Mucho me temo sin embargo que, tal y como se encuentra de fuertemente arraigado el consumo sin tiento en las sociedades avanzadas -como ahora la nuestra, huelga mencionar- cualquier esfuerzo acabaría resultando si no en vano poco más que testimonial. En términos sencillos, quiero decir, apenas un insignificante grano de arena frente a una montaña de cal.

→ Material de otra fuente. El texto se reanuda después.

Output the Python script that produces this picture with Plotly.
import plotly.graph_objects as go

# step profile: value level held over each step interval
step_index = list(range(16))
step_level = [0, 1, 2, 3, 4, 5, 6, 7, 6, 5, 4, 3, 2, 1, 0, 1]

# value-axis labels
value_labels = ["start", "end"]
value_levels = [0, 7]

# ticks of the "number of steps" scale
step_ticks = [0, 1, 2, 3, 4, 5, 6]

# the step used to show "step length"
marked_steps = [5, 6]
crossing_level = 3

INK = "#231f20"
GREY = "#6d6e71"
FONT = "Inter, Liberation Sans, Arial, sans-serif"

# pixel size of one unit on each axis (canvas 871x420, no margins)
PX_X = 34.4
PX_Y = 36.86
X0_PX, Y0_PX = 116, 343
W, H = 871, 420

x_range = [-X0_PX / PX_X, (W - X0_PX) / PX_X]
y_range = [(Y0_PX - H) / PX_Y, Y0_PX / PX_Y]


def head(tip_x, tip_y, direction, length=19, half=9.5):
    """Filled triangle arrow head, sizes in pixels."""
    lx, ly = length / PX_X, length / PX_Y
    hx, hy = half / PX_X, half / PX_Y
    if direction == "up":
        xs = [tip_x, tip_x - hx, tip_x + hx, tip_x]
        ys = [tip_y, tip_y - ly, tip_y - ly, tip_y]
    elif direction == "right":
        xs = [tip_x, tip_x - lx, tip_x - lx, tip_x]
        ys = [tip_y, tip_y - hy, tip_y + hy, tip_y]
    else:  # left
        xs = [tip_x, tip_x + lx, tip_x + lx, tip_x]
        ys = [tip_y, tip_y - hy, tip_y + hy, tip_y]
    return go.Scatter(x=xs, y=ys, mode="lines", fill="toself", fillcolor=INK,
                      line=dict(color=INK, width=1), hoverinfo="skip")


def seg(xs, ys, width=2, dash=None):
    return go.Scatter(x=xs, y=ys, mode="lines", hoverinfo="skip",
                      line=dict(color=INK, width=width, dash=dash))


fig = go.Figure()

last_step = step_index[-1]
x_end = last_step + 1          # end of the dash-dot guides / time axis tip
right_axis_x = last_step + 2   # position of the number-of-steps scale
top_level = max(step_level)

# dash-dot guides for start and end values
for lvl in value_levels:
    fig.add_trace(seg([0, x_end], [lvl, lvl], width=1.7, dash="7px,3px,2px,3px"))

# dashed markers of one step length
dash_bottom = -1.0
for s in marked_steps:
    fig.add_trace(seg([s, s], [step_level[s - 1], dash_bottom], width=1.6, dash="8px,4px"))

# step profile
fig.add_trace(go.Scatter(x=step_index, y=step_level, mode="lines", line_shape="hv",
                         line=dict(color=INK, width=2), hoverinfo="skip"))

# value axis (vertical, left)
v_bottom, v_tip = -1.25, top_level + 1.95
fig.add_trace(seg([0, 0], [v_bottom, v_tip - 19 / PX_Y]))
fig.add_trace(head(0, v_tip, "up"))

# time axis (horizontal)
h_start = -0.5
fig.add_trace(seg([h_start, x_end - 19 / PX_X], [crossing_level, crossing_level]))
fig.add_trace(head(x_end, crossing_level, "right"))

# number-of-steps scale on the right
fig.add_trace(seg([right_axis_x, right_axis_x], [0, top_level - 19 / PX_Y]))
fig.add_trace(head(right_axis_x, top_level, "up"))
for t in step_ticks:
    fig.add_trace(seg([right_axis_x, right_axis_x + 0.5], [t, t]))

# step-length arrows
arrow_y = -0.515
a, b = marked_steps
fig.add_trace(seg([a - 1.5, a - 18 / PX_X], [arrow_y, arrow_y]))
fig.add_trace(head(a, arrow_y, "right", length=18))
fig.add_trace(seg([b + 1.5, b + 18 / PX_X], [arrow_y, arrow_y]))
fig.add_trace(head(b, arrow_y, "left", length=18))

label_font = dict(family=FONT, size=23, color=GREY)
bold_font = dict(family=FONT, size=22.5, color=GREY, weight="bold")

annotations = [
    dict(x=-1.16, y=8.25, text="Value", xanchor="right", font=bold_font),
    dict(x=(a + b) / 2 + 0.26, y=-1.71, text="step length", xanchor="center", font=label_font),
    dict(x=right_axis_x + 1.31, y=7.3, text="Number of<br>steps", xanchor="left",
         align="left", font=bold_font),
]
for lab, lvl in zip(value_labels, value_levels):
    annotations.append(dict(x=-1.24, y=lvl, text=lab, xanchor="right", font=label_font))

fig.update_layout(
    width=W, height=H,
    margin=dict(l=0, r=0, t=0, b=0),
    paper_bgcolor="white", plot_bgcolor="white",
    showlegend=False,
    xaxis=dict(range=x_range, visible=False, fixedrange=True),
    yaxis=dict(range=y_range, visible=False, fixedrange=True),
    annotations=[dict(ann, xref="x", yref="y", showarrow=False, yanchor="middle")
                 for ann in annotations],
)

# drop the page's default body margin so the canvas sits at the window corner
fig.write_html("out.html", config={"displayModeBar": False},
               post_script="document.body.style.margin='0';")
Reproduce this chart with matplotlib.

Del párrafo anterior, también es cierto, se puede deducir fácilmente que cualquier excusa es buena para eludir una responsabilidad que, llevada a cabo sin ambages, por sí misma alcanza a comprometer algo más que nuestro libre albedrío. El ser humano es un animal de costumbres, pero sobre cualquier otra cosa, vago por naturaleza. Todo cambio, por insignificante que sea pero que lleve consigo, asimismo y como paso previo, la necesidad de modificar mínimamente la conducta, no es recibido con alharacas precisamente. Los beneficios a obtener tienen que ser muy buenos, y por muy buenos quiero decir extremadamente buenos; del doscientos por cien para arriba, o acaso más.


Con este modo de pensar poco inteligente y nada solidario nunca será posible solucionar, entre otros muchos, los problemas de convivencia ni tampoco los de circulación vial; es más, con el tiempo éstos acabarán multiplicándose. Aunque no necesariamente van unidos, pues el uno no es consecuencia del otro y viceversa, sí tienen, por el contrario, algo en común que los transforma en concomitantes: la irreverentemente accidental desidia humana.